To do: Only the lines from the start of the data through the line containing "(0,0) rectangle (850,1538);" should be written out, exactly as they are, with both ends included and the pictures left out.

(Code that draws figures)
★ ★ ★ ★

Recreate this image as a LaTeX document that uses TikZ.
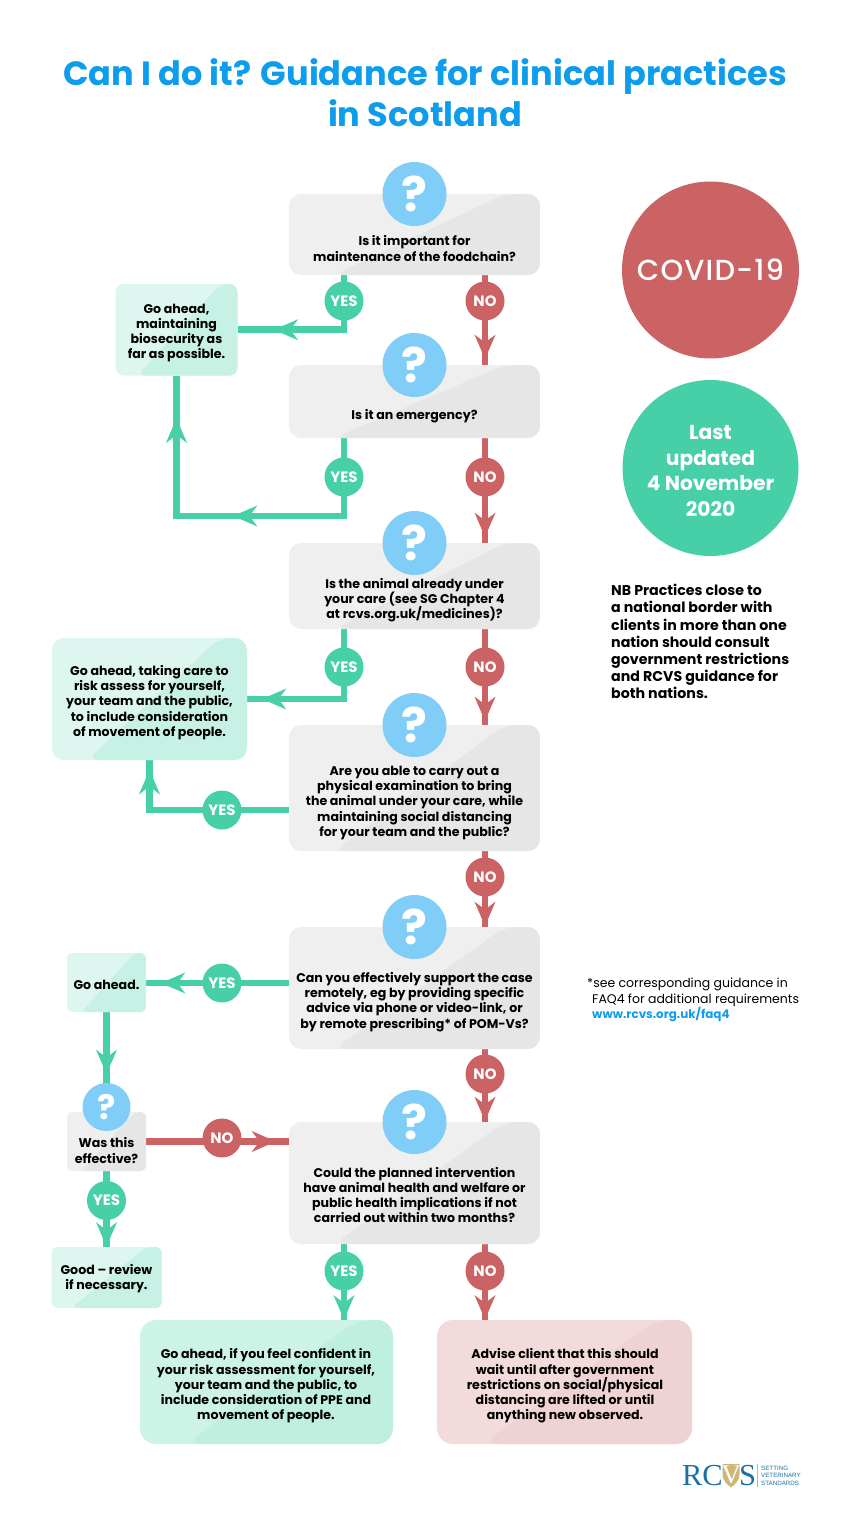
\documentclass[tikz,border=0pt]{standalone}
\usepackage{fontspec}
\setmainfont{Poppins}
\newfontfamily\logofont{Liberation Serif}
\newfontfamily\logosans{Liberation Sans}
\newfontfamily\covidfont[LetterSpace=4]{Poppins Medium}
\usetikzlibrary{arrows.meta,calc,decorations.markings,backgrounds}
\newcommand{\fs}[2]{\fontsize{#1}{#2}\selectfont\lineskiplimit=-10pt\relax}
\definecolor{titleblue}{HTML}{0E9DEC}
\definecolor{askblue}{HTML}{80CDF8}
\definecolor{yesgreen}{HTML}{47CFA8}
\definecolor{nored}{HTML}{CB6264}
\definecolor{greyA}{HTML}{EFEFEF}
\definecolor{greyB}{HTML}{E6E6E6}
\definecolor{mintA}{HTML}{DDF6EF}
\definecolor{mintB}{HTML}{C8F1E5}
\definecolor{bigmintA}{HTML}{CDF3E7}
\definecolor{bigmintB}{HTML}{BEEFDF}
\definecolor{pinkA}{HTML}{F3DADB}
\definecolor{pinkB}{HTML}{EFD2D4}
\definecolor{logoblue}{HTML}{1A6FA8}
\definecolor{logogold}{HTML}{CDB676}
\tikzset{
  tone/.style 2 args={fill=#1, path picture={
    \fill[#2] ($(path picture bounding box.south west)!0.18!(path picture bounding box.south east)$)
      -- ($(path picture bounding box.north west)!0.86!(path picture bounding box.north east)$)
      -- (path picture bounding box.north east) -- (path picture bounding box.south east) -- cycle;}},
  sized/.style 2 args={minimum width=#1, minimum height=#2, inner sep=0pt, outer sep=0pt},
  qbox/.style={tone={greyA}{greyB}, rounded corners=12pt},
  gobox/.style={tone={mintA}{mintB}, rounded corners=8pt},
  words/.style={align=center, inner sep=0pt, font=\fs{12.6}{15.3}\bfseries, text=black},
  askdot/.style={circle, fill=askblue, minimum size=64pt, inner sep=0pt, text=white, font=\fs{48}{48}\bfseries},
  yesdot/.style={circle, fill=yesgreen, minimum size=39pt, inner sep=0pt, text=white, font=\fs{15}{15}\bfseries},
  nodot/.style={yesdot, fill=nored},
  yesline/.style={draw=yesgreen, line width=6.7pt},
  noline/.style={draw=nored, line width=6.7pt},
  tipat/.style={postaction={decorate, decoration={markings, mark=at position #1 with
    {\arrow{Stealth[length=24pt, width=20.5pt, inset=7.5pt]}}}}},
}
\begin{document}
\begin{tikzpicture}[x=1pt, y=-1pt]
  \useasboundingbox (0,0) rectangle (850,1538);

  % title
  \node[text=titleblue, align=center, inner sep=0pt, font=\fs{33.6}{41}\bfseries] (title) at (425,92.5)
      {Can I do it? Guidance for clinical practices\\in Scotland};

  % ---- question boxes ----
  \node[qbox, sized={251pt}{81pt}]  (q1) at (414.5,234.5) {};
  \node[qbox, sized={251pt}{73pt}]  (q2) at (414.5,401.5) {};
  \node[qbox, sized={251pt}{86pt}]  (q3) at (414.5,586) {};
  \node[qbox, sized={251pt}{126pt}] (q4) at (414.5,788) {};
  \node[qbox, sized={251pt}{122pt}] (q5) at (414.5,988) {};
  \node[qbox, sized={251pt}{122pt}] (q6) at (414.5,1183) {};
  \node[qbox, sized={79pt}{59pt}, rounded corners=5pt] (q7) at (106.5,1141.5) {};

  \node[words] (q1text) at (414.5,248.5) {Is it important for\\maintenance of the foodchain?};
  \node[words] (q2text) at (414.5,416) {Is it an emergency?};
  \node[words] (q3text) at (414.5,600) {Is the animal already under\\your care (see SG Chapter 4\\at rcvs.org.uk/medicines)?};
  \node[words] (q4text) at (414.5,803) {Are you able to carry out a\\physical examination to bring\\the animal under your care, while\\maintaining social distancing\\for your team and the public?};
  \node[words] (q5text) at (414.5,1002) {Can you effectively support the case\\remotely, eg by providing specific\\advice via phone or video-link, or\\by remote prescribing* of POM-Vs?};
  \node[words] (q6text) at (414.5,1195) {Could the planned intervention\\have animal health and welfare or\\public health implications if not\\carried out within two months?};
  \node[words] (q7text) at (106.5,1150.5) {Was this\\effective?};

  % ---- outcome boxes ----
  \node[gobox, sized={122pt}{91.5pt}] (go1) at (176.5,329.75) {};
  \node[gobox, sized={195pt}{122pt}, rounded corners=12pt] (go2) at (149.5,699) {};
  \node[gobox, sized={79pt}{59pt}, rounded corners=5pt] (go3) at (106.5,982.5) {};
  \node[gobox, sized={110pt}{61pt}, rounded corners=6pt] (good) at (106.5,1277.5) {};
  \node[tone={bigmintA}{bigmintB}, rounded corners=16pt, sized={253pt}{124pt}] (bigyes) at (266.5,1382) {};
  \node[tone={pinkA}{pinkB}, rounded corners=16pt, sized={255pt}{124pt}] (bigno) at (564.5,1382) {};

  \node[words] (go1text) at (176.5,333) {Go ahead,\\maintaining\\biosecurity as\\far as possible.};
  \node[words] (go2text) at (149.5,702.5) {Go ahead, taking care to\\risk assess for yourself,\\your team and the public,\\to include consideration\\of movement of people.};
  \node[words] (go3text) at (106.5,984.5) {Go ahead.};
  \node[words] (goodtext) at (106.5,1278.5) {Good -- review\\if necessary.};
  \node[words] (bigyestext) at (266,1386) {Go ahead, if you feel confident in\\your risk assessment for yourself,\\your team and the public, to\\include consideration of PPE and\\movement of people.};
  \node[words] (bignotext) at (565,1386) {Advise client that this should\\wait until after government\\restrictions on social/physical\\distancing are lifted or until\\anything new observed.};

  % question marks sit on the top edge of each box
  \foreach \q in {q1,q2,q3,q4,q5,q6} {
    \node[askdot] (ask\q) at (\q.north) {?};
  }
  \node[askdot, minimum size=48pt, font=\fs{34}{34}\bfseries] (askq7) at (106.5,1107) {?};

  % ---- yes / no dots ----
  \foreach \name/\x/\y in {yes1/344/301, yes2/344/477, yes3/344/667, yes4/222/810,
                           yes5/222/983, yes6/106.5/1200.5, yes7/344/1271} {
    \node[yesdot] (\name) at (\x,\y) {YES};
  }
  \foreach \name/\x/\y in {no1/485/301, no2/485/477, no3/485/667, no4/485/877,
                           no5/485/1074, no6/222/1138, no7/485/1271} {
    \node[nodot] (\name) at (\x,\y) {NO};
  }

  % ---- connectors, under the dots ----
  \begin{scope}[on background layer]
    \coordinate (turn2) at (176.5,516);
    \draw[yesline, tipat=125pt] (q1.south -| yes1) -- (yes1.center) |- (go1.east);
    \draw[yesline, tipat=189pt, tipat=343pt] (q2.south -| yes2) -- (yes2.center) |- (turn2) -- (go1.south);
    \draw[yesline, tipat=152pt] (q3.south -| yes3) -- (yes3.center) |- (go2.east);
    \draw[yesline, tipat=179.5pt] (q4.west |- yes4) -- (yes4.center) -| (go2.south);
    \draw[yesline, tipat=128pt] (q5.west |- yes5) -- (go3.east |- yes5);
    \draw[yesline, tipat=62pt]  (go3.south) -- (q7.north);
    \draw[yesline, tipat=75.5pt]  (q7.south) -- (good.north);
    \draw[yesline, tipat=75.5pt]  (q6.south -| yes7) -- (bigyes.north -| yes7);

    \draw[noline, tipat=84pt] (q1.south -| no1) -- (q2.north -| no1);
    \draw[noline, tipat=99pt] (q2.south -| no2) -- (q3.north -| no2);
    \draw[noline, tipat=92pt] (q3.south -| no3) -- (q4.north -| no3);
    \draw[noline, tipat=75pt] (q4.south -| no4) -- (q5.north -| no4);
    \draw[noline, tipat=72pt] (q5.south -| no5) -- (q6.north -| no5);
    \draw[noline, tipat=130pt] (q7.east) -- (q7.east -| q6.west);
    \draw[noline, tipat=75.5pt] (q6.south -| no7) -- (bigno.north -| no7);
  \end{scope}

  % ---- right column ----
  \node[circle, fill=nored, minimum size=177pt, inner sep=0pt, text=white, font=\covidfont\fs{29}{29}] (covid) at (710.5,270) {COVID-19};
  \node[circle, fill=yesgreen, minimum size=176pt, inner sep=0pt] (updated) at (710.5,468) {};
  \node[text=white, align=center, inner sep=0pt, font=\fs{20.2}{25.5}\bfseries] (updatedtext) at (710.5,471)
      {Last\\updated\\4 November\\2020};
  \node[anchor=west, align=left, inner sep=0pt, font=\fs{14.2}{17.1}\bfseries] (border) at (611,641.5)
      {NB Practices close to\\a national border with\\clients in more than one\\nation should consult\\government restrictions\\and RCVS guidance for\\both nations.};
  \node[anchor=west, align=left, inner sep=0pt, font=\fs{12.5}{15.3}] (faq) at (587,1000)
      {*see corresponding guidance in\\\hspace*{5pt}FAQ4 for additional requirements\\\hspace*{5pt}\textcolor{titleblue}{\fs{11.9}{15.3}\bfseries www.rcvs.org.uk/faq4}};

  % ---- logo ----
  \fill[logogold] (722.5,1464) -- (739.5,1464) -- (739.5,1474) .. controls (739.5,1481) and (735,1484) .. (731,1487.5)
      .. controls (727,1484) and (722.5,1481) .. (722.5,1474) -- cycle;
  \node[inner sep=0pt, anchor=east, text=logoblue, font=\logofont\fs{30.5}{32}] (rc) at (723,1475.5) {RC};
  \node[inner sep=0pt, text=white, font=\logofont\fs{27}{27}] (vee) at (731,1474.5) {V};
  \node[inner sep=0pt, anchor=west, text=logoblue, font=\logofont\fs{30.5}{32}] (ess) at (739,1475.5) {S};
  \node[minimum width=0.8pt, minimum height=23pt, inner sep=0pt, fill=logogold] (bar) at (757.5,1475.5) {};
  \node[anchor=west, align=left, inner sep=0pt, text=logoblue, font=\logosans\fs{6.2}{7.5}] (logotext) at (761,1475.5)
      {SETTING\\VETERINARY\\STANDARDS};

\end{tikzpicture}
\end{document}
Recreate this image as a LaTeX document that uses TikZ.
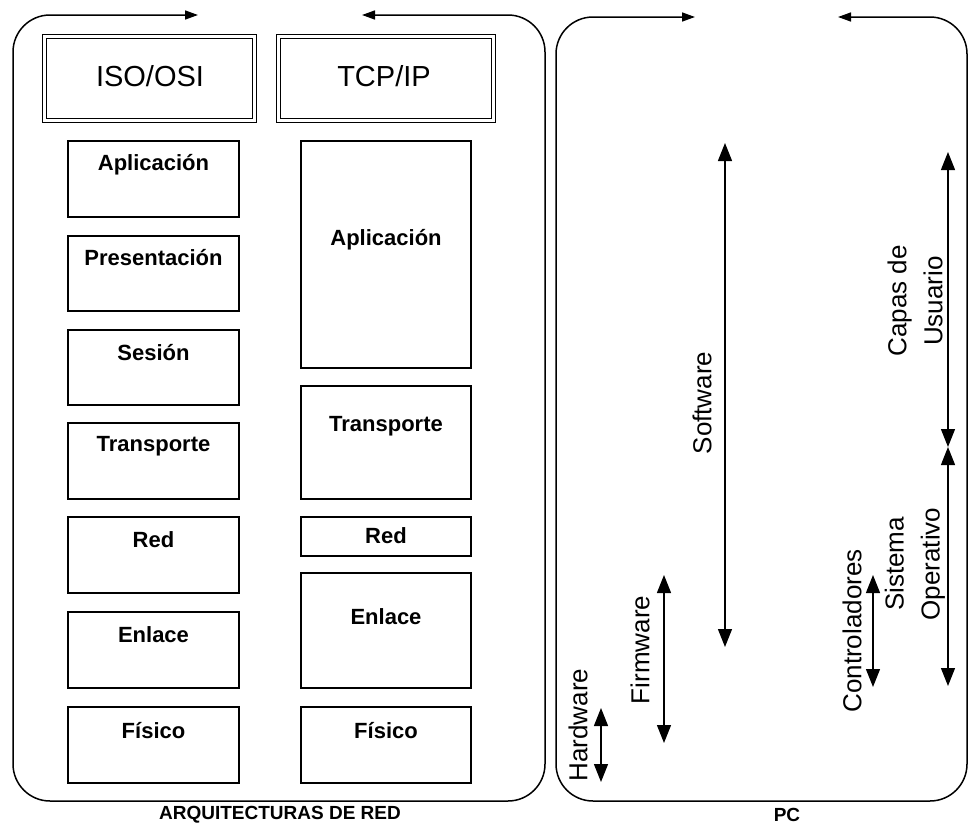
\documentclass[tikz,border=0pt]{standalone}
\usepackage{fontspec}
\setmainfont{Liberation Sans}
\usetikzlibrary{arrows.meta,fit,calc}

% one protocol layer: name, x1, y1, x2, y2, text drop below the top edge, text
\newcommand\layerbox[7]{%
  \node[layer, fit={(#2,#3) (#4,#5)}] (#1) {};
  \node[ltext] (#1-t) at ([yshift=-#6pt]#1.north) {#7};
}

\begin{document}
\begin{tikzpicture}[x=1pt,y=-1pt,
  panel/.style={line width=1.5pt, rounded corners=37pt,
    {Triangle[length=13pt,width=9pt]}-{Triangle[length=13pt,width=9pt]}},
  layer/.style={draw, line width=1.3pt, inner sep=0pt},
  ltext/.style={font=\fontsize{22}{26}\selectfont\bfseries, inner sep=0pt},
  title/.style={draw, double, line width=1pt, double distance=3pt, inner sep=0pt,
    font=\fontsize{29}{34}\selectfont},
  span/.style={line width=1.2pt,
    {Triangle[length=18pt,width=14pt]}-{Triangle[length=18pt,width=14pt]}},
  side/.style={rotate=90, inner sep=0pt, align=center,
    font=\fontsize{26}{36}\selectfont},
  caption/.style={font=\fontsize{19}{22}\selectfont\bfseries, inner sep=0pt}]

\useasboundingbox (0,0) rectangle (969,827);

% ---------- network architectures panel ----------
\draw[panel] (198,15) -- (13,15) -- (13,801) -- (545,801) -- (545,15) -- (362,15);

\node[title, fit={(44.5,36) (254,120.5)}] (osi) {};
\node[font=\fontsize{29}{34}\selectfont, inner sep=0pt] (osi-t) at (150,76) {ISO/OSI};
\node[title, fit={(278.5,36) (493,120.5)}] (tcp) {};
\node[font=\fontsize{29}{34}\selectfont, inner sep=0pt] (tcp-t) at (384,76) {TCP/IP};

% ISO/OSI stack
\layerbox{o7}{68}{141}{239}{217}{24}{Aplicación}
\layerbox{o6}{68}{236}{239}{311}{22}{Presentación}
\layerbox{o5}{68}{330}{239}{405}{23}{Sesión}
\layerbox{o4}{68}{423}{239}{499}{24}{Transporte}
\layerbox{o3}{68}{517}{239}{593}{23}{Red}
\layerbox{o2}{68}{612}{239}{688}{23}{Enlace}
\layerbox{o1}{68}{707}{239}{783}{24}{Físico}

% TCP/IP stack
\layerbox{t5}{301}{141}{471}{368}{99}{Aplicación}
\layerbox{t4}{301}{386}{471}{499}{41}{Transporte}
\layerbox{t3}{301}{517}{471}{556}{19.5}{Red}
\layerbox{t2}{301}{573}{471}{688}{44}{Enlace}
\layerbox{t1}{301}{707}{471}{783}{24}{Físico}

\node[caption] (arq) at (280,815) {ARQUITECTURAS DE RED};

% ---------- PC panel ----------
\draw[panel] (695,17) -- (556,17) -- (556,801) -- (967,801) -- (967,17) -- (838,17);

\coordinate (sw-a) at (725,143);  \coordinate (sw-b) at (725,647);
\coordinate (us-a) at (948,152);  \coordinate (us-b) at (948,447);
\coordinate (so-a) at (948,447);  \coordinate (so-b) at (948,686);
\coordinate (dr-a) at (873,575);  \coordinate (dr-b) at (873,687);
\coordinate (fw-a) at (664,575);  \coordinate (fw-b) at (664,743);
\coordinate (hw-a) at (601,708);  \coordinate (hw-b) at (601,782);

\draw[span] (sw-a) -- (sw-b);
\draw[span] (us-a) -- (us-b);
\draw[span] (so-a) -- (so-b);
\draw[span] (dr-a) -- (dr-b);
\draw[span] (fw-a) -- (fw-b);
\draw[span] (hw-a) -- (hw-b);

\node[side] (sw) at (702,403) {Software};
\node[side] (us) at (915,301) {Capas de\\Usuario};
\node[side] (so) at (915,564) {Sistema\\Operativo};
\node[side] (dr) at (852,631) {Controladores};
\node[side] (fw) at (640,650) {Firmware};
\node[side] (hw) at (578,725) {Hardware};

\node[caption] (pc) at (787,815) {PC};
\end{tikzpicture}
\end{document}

★ ★ ★ ★

The solution:
Recreate this image as a LaTeX document that uses TikZ.
\documentclass[tikz,border=0pt]{standalone}
\usepackage{fontspec}
\setmainfont{Poppins}
\newfontfamily\logofont{Liberation Serif}
\newfontfamily\logosans{Liberation Sans}
\newfontfamily\covidfont[LetterSpace=4]{Poppins Medium}
\usetikzlibrary{arrows.meta,calc,decorations.markings,backgrounds}
\newcommand{\fs}[2]{\fontsize{#1}{#2}\selectfont\lineskiplimit=-10pt\relax}
\definecolor{titleblue}{HTML}{0E9DEC}
\definecolor{askblue}{HTML}{80CDF8}
\definecolor{yesgreen}{HTML}{47CFA8}
\definecolor{nored}{HTML}{CB6264}
\definecolor{greyA}{HTML}{EFEFEF}
\definecolor{greyB}{HTML}{E6E6E6}
\definecolor{mintA}{HTML}{DDF6EF}
\definecolor{mintB}{HTML}{C8F1E5}
\definecolor{bigmintA}{HTML}{CDF3E7}
\definecolor{bigmintB}{HTML}{BEEFDF}
\definecolor{pinkA}{HTML}{F3DADB}
\definecolor{pinkB}{HTML}{EFD2D4}
\definecolor{logoblue}{HTML}{1A6FA8}
\definecolor{logogold}{HTML}{CDB676}
\tikzset{
  tone/.style 2 args={fill=#1, path picture={
    \fill[#2] ($(path picture bounding box.south west)!0.18!(path picture bounding box.south east)$)
      -- ($(path picture bounding box.north west)!0.86!(path picture bounding box.north east)$)
      -- (path picture bounding box.north east) -- (path picture bounding box.south east) -- cycle;}},
  sized/.style 2 args={minimum width=#1, minimum height=#2, inner sep=0pt, outer sep=0pt},
  qbox/.style={tone={greyA}{greyB}, rounded corners=12pt},
  gobox/.style={tone={mintA}{mintB}, rounded corners=8pt},
  words/.style={align=center, inner sep=0pt, font=\fs{12.6}{15.3}\bfseries, text=black},
  askdot/.style={circle, fill=askblue, minimum size=64pt, inner sep=0pt, text=white, font=\fs{48}{48}\bfseries},
  yesdot/.style={circle, fill=yesgreen, minimum size=39pt, inner sep=0pt, text=white, font=\fs{15}{15}\bfseries},
  nodot/.style={yesdot, fill=nored},
  yesline/.style={draw=yesgreen, line width=6.7pt},
  noline/.style={draw=nored, line width=6.7pt},
  tipat/.style={postaction={decorate, decoration={markings, mark=at position #1 with
    {\arrow{Stealth[length=24pt, width=20.5pt, inset=7.5pt]}}}}},
}
\begin{document}
\begin{tikzpicture}[x=1pt, y=-1pt]
  \useasboundingbox (0,0) rectangle (850,1538);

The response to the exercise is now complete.